== Dataset records ==
· · ·

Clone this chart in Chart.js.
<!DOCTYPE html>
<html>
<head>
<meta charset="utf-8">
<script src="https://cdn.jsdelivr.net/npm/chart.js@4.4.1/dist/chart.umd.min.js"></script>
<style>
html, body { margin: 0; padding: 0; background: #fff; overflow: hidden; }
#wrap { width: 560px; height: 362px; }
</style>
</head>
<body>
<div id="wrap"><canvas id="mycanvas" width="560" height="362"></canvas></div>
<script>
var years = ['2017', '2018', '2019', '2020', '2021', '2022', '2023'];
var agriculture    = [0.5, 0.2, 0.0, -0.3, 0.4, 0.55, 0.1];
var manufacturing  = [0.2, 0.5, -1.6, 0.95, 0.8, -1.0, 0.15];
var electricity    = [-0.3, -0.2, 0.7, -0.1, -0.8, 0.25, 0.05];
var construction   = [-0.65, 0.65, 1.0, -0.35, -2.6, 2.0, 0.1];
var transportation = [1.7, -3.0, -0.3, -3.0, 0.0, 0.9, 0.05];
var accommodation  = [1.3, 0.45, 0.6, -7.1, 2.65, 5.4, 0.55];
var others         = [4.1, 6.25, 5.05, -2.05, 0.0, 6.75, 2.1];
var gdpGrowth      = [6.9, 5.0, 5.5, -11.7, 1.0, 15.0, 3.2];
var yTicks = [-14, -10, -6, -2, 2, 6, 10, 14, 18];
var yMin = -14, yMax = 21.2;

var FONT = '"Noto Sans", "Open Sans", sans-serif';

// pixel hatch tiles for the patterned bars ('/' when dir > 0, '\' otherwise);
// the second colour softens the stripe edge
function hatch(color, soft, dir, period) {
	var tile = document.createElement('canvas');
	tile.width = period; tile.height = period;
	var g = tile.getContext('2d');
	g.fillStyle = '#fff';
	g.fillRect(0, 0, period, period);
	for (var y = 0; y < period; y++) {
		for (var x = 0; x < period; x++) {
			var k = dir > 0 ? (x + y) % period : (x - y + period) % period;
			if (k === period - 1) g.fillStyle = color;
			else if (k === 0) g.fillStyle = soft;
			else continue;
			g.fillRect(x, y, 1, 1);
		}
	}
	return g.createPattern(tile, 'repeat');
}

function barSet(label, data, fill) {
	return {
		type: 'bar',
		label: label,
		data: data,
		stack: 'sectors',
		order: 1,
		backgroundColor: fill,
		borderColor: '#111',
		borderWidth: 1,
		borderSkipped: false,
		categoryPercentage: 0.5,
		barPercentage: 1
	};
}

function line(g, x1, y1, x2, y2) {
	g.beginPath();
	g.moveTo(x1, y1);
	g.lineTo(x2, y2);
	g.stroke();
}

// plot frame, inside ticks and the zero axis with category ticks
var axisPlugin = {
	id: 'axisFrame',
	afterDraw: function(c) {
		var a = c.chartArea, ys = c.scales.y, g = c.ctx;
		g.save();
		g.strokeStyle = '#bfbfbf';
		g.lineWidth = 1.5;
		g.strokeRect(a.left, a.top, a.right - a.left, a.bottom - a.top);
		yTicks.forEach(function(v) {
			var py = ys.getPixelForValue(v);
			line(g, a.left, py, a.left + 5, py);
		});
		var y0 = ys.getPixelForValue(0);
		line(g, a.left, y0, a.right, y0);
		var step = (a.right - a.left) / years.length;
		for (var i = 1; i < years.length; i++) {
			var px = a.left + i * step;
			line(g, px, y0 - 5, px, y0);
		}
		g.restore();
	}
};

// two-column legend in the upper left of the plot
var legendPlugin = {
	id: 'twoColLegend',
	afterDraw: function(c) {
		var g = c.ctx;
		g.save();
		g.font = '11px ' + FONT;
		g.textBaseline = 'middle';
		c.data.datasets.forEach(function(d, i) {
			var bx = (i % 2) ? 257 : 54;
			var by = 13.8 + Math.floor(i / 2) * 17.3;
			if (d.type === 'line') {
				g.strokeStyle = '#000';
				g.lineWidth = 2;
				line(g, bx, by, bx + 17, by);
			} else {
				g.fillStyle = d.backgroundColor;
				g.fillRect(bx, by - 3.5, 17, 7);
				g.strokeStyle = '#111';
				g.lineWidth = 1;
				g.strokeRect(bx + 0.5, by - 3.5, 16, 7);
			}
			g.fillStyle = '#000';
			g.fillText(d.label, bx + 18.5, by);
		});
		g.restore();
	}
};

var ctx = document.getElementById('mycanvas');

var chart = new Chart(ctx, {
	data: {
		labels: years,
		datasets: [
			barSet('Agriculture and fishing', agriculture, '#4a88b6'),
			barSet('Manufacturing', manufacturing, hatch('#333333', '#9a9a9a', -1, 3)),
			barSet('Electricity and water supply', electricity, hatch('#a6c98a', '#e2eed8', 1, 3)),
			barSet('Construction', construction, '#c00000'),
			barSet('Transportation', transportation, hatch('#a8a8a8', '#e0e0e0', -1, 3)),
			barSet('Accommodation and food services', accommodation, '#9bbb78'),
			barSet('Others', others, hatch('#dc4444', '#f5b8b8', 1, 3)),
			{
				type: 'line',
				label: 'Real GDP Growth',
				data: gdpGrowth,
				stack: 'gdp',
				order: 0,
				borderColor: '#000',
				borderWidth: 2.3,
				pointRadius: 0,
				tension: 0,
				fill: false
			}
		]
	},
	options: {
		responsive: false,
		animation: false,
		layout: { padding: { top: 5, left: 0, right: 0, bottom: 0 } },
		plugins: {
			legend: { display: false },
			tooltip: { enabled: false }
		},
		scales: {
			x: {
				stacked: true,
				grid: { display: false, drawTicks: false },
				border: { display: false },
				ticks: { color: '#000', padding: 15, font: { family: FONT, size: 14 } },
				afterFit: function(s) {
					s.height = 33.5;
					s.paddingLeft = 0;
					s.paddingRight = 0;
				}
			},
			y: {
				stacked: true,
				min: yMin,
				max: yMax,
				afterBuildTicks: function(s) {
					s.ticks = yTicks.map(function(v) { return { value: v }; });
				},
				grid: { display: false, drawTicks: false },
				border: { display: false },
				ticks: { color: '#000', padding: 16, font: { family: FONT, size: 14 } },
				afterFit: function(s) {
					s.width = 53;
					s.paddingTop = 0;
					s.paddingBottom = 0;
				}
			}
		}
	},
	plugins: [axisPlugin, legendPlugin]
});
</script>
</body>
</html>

· · ·

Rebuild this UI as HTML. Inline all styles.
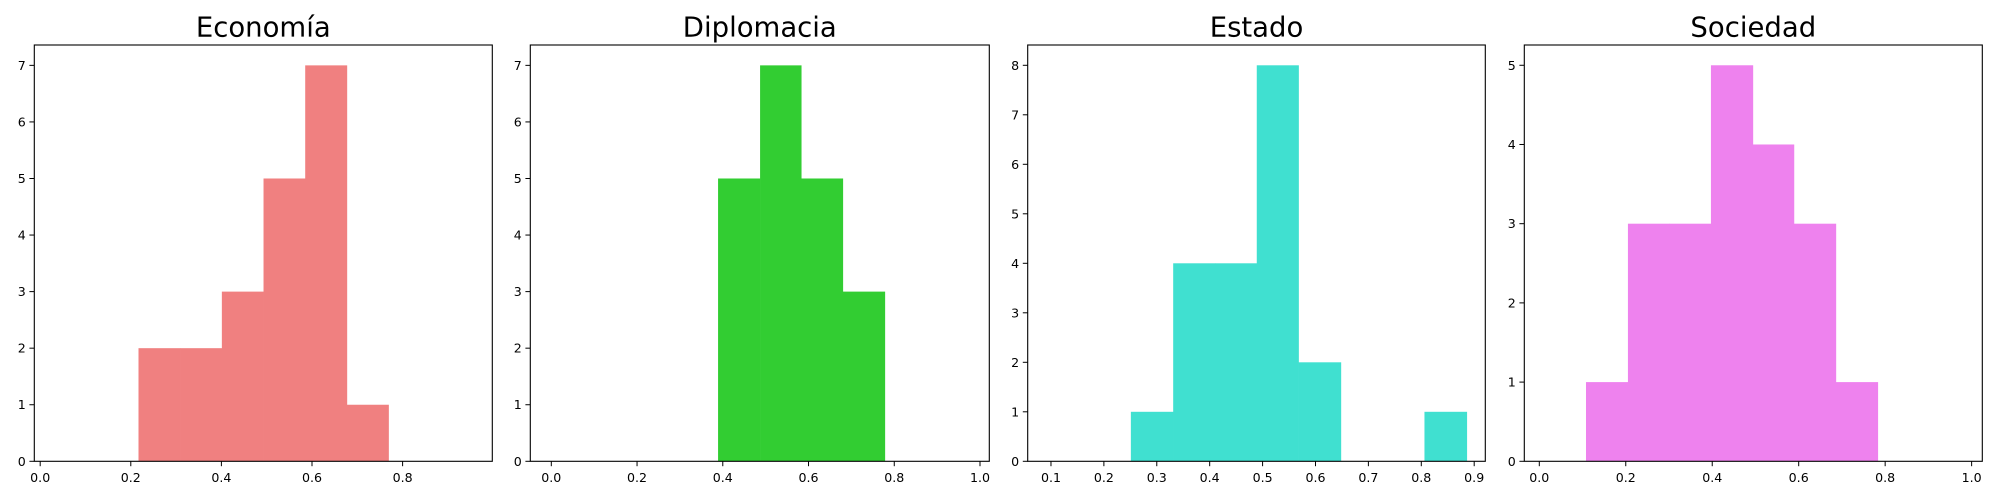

· · ·

== Set problem ==
Copy all lines in the listing above where the string "this" appears.

== Answer in full ==
Clone this chart in Chart.js.
Rebuild this UI as HTML. Inline all styles.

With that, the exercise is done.